The reasoning I heard is that the force from the sun’s gravity on the moon is greater than that of the Earth and thus the moon’s orbit is never concave wrt the sun. But I think this is just rationalisation, and the real reason is that the moon is large compared to the body it orbits.
Okay, those are cool names. But every language can have its own name, so ‘Eurocentricity’ hardly seems like a reasonable criticism.
Worst named scientific concepts:
‘cold-blooded’ - not actually cold, means their body temperature depends on the environment rather than being internally controlled.
‘survival of the fittest’ - makes it sound like being fit and strong is what matters for evolution, rather than whatever animal is best adapted.
‘organic chemistry’ - probably the fault of marketers, but it sounds like it’s related to organic food, and that’s a whole other kettle of worms.
‘quantum leap’ - sounds like a big change, rather than just a discontinuous one.
Both of these are perfectly good names that subsequently got abused by people who had no clue what they were talking about. Blame the clueless people, not the scientists.
“Butterfly effect” - does it mean “a butterfly flaps its wings and causes a hurricane halfway across the world,” or “someone steps on a butterfly and alters the course of history à la ‘A Sound of Thunder’”? Who knows? Who cares? Call it something else!
(1) “Any of various functions describing torsional effects, generally having the form of the product of a force and a distance; spec. the turning effect produced by a force.” – first quotation from 1830
(2) “The distance between the two poles of a simple bar magnet, or the two charges of an electric dipole, multiplied by the strength of either pole, as a measure of the turning effect produced by an applied magnetic or electric field, respectively.” – first quotation from 1865
However the more common “short time” meaning is much older:
(3) “A very short period or extent of time, esp. one too brief for its duration to be significant; a point in time, an instant.” – first quotation from 1382
(4) “A period of time (not necessarily brief) marked by a particular quality of experience or by a memorable event.” – first quotation also from 1382
Kind of the latter but it is indeed popularly taken to mean either:
The energy of the butterly flapping its wings grows into a hurricane
This butterfly might be special in some way, and lead to an improbable set of events, but most small things don’t affect anything
…neither of which is true. (Or at least the second totally misses the point but might happen to be (unknowably) true for a given time boundary)

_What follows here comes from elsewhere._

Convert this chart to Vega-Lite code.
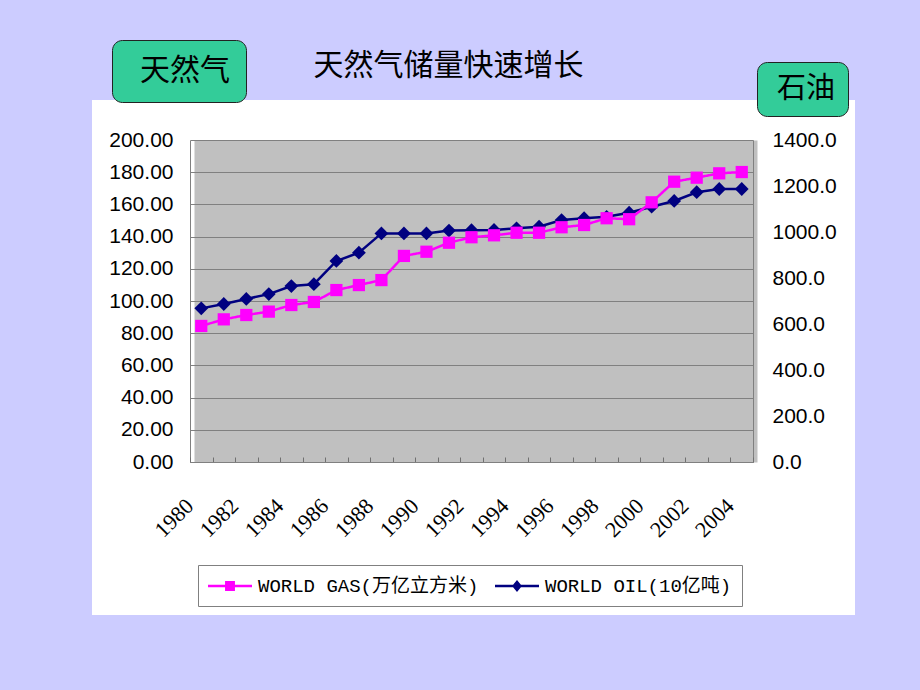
{
  "$schema": "https://vega.github.io/schema/vega-lite/v6.json",
  "width": 763,
  "height": 515,
  "autosize": {"type": "none"},
  "padding": {"left": 92, "top": 100, "right": 65, "bottom": 75},
  "background": "#ccccff",
  "config": {
    "view": {"fill": "white", "stroke": null},
    "axis": {"labelColor": "black", "title": null}
  },
  "title": {
    "text": "天然气储量快速增长",
    "font": "Noto Sans CJK SC",
    "fontSize": 30,
    "fontWeight": "normal",
    "color": "black",
    "anchor": "middle",
    "frame": "group",
    "baseline": "bottom",
    "dx": -25,
    "offset": -71
  },
  "data": {
    "values": [
      {"year": 1980, "gas": 84.5, "oil": 668},
      {"year": 1981, "gas": 88.6, "oil": 687},
      {"year": 1982, "gas": 91.3, "oil": 709},
      {"year": 1983, "gas": 93.4, "oil": 730},
      {"year": 1984, "gas": 97.5, "oil": 765},
      {"year": 1985, "gas": 99.4, "oil": 773},
      {"year": 1986, "gas": 106.8, "oil": 874},
      {"year": 1987, "gas": 109.9, "oil": 910},
      {"year": 1988, "gas": 113.0, "oil": 994},
      {"year": 1989, "gas": 128.0, "oil": 994},
      {"year": 1990, "gas": 130.6, "oil": 994},
      {"year": 1991, "gas": 136.2, "oil": 1006},
      {"year": 1992, "gas": 139.6, "oil": 1008},
      {"year": 1993, "gas": 140.8, "oil": 1009},
      {"year": 1994, "gas": 142.4, "oil": 1016},
      {"year": 1995, "gas": 142.4, "oil": 1023},
      {"year": 1996, "gas": 145.8, "oil": 1052},
      {"year": 1997, "gas": 147.2, "oil": 1060},
      {"year": 1998, "gas": 151.4, "oil": 1066},
      {"year": 1999, "gas": 150.8, "oil": 1084},
      {"year": 2000, "gas": 161.3, "oil": 1110},
      {"year": 2001, "gas": 174.1, "oil": 1135},
      {"year": 2002, "gas": 176.6, "oil": 1173},
      {"year": 2003, "gas": 179.3, "oil": 1187},
      {"year": 2004, "gas": 180.1, "oil": 1187}
    ]
  },
  "encoding": {
    "x": {
      "field": "year",
      "type": "ordinal",
      "scale": {"type": "band", "range": [98, 661], "paddingInner": 0, "paddingOuter": 0},
      "axis": {
        "orient": "bottom",
        "offset": -153,
        "zindex": 1,
        "title": null,
        "grid": false,
        "labelAngle": -45,
        "labelAlign": "right",
        "labelBaseline": "middle",
        "labelFont": "Liberation Serif",
        "labelFontSize": 22,
        "labelPadding": 45,
        "labelOffset": -12,
        "labelOverlap": false,
        "labelExpr": "datum.value % 2 === 0 ? datum.label : ''",
        "ticks": true,
        "tickBand": "extent",
        "tickSize": -5,
        "tickColor": "#707070",
        "domainColor": "#808080",
        "domainWidth": 1
      }
    }
  },
  "layer": [
    {
      "encoding": {
        "y": {
          "field": "oil",
          "type": "quantitative",
          "scale": {"domain": [0, 1400], "range": [362, 40], "nice": false, "zero": true},
          "axis": {
            "orient": "right",
            "offset": -102,
            "title": null,
            "values": [0, 200, 400, 600, 800, 1000, 1200, 1400, 700],
            "labelExpr": "datum.value === 700 ? '' : format(datum.value, '.1f')",
            "labelFont": "Liberation Sans",
            "labelFontSize": 21,
            "labelPadding": 19,
            "ticks": false,
            "grid": true,
            "gridColor": "#c0c0c0",
            "gridWidth": {"condition": {"test": "datum.value === 700", "value": 322}, "value": 0},
            "domainColor": "#808080",
            "domainWidth": 1
          }
        }
      },
      "layer": [
        {
          "mark": {"type": "point", "filled": true, "size": 484, "opacity": 0},
          "encoding": {
            "color": {
              "datum": "WORLD OIL(10亿吨)",
              "scale": {"domain": ["WORLD GAS(万亿立方米)", "WORLD OIL(10亿吨)"], "range": ["#ff00ff", "#000080"]},
              "legend": {
                "orient": "none",
                "legendX": 106,
                "legendY": 465,
                "direction": "horizontal",
                "title": null,
                "fillColor": "white",
                "strokeColor": "#808080",
                "padding": 10,
                "columnPadding": 16,
                "labelFont": "Liberation Mono, Noto Sans CJK SC",
                "labelFontSize": 19,
                "labelColor": "black",
                "labelLimit": 400,
                "labelOffset": 28,
                "symbolSize": 484,
                "symbolStrokeWidth": 0,
                "symbolOpacity": 1
              }
            },
            "shape": {
              "datum": "WORLD OIL(10亿吨)",
              "scale": {
                "domain": ["WORLD GAS(万亿立方米)", "WORLD OIL(10亿吨)"],
                "range": [
                  "M-1,-0.11H3V0.11H-1ZM0.55,-0.45H1.45V0.45H0.55Z",
                  "M-1,-0.11H3V0.11H-1ZM1,-0.55L1.45,0L1,0.55L0.55,0Z"
                ]
              },
              "legend": null
            }
          }
        },
        {
          "mark": {"type": "line", "strokeWidth": 2.5, "color": "#000080"},
          "encoding": {
            "opacity": {
              "datum": "石油",
              "scale": {"range": [1, 1]},
              "legend": {
                "orient": "none",
                "legendX": 665,
                "legendY": -38,
                "title": null,
                "fillColor": "#33cc99",
                "strokeColor": "#222222",
                "cornerRadius": 10,
                "padding": 12,
                "labelFont": "Noto Sans CJK SC",
                "labelFontSize": 29,
                "labelColor": "black",
                "labelOffset": -21,
                "labelLimit": 300,
                "symbolSize": 0,
                "symbolOpacity": 0,
                "symbolStrokeWidth": 0
              }
            }
          }
        },
        {
          "mark": {"type": "point", "filled": true, "shape": "diamond", "size": 190, "opacity": 1, "color": "#000080"}
        }
      ]
    },
    {
      "encoding": {
        "y": {
          "field": "gas",
          "type": "quantitative",
          "scale": {"domain": [0, 200], "range": [362, 40], "nice": false, "zero": true},
          "axis": {
            "orient": "left",
            "offset": -98,
            "title": null,
            "values": [0, 20, 40, 60, 80, 100, 120, 140, 160, 180, 200],
            "format": ".2f",
            "labelFont": "Liberation Sans",
            "labelFontSize": 21,
            "labelPadding": 17,
            "ticks": false,
            "grid": true,
            "gridColor": "#808080",
            "gridWidth": 1,
            "domainColor": "#808080",
            "domainWidth": 1
          }
        }
      },
      "layer": [
        {
          "mark": {"type": "point", "filled": true, "size": 484, "opacity": 0},
          "encoding": {
            "color": {
              "datum": "WORLD GAS(万亿立方米)",
              "legend": {
                "orient": "none",
                "legendX": 106,
                "legendY": 465,
                "direction": "horizontal",
                "title": null,
                "fillColor": "white",
                "strokeColor": "#808080",
                "padding": 10,
                "columnPadding": 16,
                "labelFont": "Liberation Mono, Noto Sans CJK SC",
                "labelFontSize": 19,
                "labelColor": "black",
                "labelLimit": 400,
                "labelOffset": 28,
                "symbolSize": 484,
                "symbolStrokeWidth": 0,
                "symbolOpacity": 1
              }
            },
            "shape": {"datum": "WORLD GAS(万亿立方米)", "legend": null}
          }
        },
        {
          "mark": {"type": "line", "strokeWidth": 2.5, "color": "#ff00ff"},
          "encoding": {
            "strokeDash": {
              "datum": "天然气",
              "scale": {"range": [[1, 0]]},
              "legend": {
                "orient": "none",
                "legendX": 20,
                "legendY": -60,
                "title": null,
                "fillColor": "#33cc99",
                "strokeColor": "#222222",
                "cornerRadius": 10,
                "padding": 16,
                "labelFont": "Noto Sans CJK SC",
                "labelFontSize": 30,
                "labelColor": "black",
                "labelOffset": -18,
                "labelLimit": 300,
                "symbolSize": 0,
                "symbolOpacity": 0,
                "symbolStrokeWidth": 0
              }
            }
          }
        },
        {
          "mark": {"type": "point", "filled": true, "shape": "square", "size": 150, "opacity": 1, "color": "#ff00ff"}
        }
      ]
    }
  ],
  "resolve": {"scale": {"y": "independent"}}
}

In fact “chaos theory” in general is misleading. AIUI, someone can correct me if I’m wrong, but I think it only makes sense to talk about chaotic behaviour in deterministic systems. So it is not really random in the way people imagine.
I can’t think of a better name for it, maybe it’s one of those where just taking someone’s surname would have been better.
Determinism means that if you had perfect information, you could make perfect predictions. This remains true in chaos theory.
What determinism does not mean is that with almost-perfect information, you could make almost-perfect predictions. This is where chaos theory comes in. In a chaotic system, after some amount of time (probably shorter than you’d think), even almost-perfect information helps you almost not at all in making predictions. Where the proverbial butterfly comes in is that even a deviation as slight as not accounting for the flapping of a single butterfly’s wings might be enough that you can’t make any meaningful predictions.
'Zactly. Pre chaos, the assumption was you could. Chaos shows you can’t. But that doesn’t correspond to the conventional colloquial meaning of “chaos” as utterly unpredictable Calvinball where literally anything might happen.
The frontier of tight predictability collapses very, very soon. As you rightly say. The point of attractors is the general possibility space remains probabilistically bounded even as specific trajectories through it remain incomputable.
Weather is unpredictable past a few days. But surface temps being below 150F remain fully absolutely positively completely predictable nonetheless.
At least in 2025. Ask me a liitle later about the year 2225.
Well, yes, but things that we think of as random aren’t “really random” either. If I try to roll a pair of dice in the same way twice, they’ll probably come up different, not because the dice rolls aren’t subject to deterministic laws, but because they’re so sensitive to small changes in the initial conditions of the roll—which is a key feature of chaos theory.
Sure, but I was just saying that “chaotic” behaviour is about deterministic systems.
Whether our universe includes actual random events is debatable. As I tentatively understand it, events like the timing of an unstable nucleus releasing an alpha particle are necessarily unpredictable, and not for the reason that chaotic systems are unpredictable, so meet at least some of the definitions of random.
…and I’ll leave it there because probably I’ve already gone wrong.